Although he was later re-appointed by Arroyo, he resigned the DTI portfolio in 2003 because he wanted to run for senator.

While Roxas was attending to his politics, Sañez said the industry grew on an average of 65 percent per annum over a decade and had nearly half a million workers by the  end of 2009 which was Mrs. Arroyo’s last full year in office.

Even when Roxas was no longer in the DTI, total export revenues generated  by the IT-BPO industry grew from only $1.3 billion in 2003 to $8.9 billion in 2010. 

“I know how  much the business process offshoring  and outsourcing sector owes  Mrs. Arroyo.  We are proud to describe ourselves as a successful model of real private public partnership or PPP,” Sañez  added.

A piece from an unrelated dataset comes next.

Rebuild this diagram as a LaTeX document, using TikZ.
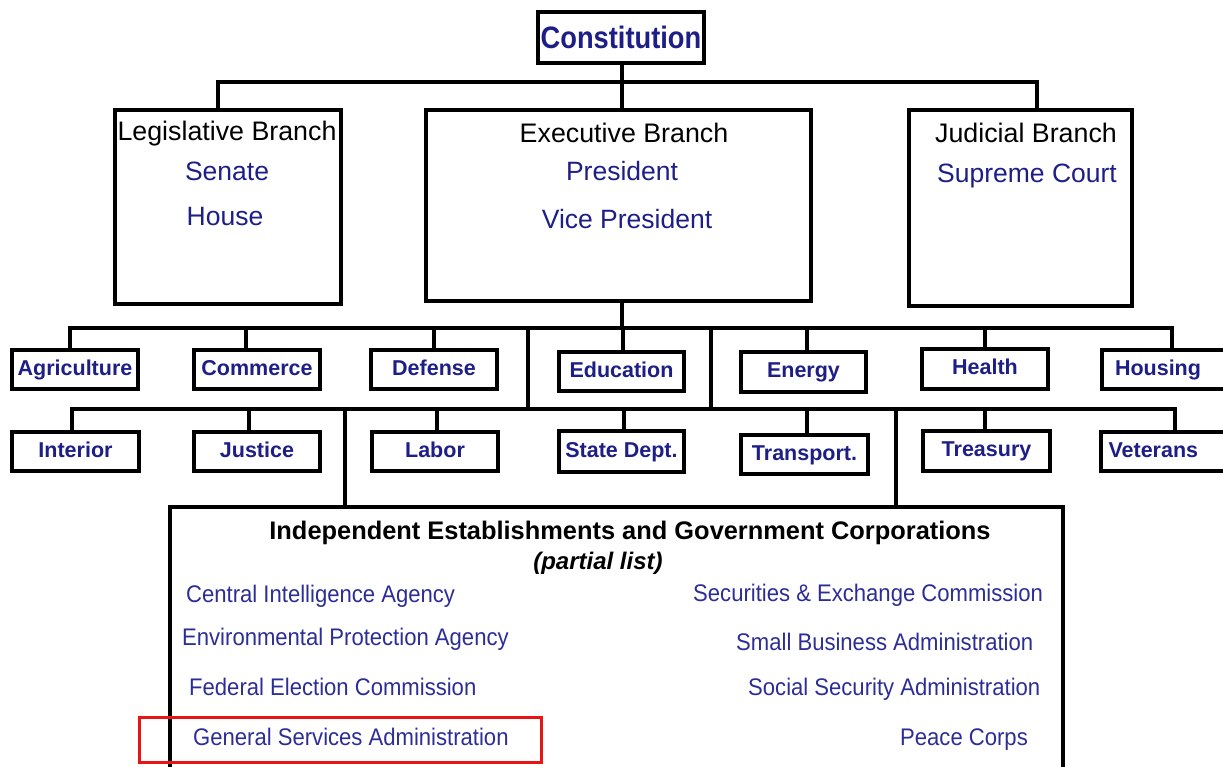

He said the Arroyo administration’s support to the industry included the creation of the ITBPAP, creation of  the Commission on Information and Communication Technology, providing investor support through the accreditation of buildings used by the industry, completion of infrastructure projects like airports, and training vouchers from the Technical Education and Skills Development Authority worth over P800 million from 2007-09.

However, Roxas insisted that he created more than a million jobs in the BPO industry and that he would repeat at creating more jobs for the Filipino people.

In Cavite, however, he admitted that he has had a hard time winning in the province that local leaders dubbed “Binay country.” 

“Well first, Cavite is for the Caviteños. No one owns Cavite. Second, in Cavite also, they’re the ones who can say that they enjoy better jobs and livelihood,” Roxas said in his four-town sortie in the province. 

Binay had earlier made rounds in vote-rich Cavite on the third day of the official campaign period. In 2010, Binay won against Roxas here by around 200,000 votes. 

Binay enjoys a strong support here from UNA stalwart Jonvic Remulla, running unopposed for provincial governor who promised the Vice President of a sweeping victory in the “Binay country” come May 9 polls.